For their southern entrada in the late summer of 1528, Montejo was to hug the eastern Yucatan coast with eight to ten men aboard the brigantine or caravel La Gavarra, whilst Davila took a parallel route by land with the majority of their men (some 40 to 55). (Note: Chamberlain 1948; Jones 1989. A small contingent of twenty men stayed at Salamanca, under Alonso de Luján. They were to build a small craft and follow Montejo posthaste. It is not immediately clear how many men constituted the Davila party: Chamberlain 1948 computes the tally at 50 to 55, as La Gavarra reportedly found 70 to 75 men in Salamanca; Jones 1989 pegs the number at circa 40.) They set the eponymous port and capital of Chetumal as their rendezvous point, which Montejo reached first, having somehow managed to navigate through the barrier reef. (Note: Chamberlain 1948. The details of their crossing the barrier reef, and of their navigating its inner waters, are not clear, though this was apparently accomplished with the La Guevarra, rather than any smaller craft of lower draught. It is not clear whether port officials were forewarned of Montejo's maritime approach.) Unsure of the reception awaiting them, Montejo and his men kidnapped three or four residents under cover of darkness, and set about interrogating them to gather intelligence. The hostages revealled the presence of Gonzalo Guerrero, a shipwrecked Spanish sailor who had entered (or been forced into) service for the local halach winik or governor (Nachan Kan), and who was now nakom or commanding officer of the province's military or militia. Montejo despatched one of his captives to Guerrero, inviting the nakom to break rank and join the Spanish conquest (but was rebuffed).

As Chetumal prepared for possible battle, Kan and Guerrero apparently sought to preclude it by keeping Davila (of whose approach they had seemingly had advance warning), presently thirty leagues north, from reaching the port. Prior to (or at about the date of) Montejo's arrival, runners had been (or were) sent northwards to Davila, with instructions to present themselves as friendly guides and lead the party westwards, whereupon they were to inform the lieutenant that Montejo had been lost at sea. The greater threat thus dealt with, Kan and Guerrero now set out to buy time by placating Montejo, treating with him kindly and ministering to his crew's needs.
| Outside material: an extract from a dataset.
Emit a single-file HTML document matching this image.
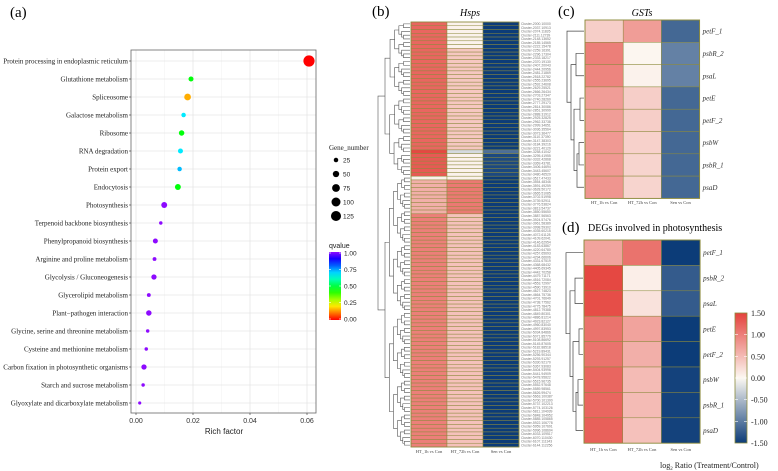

Both feints apparently worked, as upon being informed that the Davila party had all perished, Montejo promptly took his leave and carried on southwards to Ulua River, where he exited the barrier reef's inner waters and sailed back north to Salamanca. Davila similarly took his guides' word at face value, and likewise marched back north on learning of Montejo's supposed demise.

== Aftermath ==

Montejo reached Salamanca (which had been moved north to Xamanha) after Davila, whereupon they discovered the Chetumal ruse. As Montejo had found its harbour exceedingly good, he determined that they would gather reinforcements in Veracruz for a renewed offensive on Chetumal. It was likely still late summer of 1528 when they set sail. By December of that year, Montejo and his alférez mayor, Gonzalo Nieto, had engaged sufficient men, provisions, and two large vessels in Veracruz and Mexico City for a renewed campaign. These plans were abruptly upset, however, when the adelantado received the Real Audiencia of Mexico's authorisation to pacify Maya polities in the north and west Lowlands for New Spain. It was not until these polities (Chakan, Can Pech, Ah Canul) had been pacified that the adelantado would once again set his sights on Chetumal (in early 1531).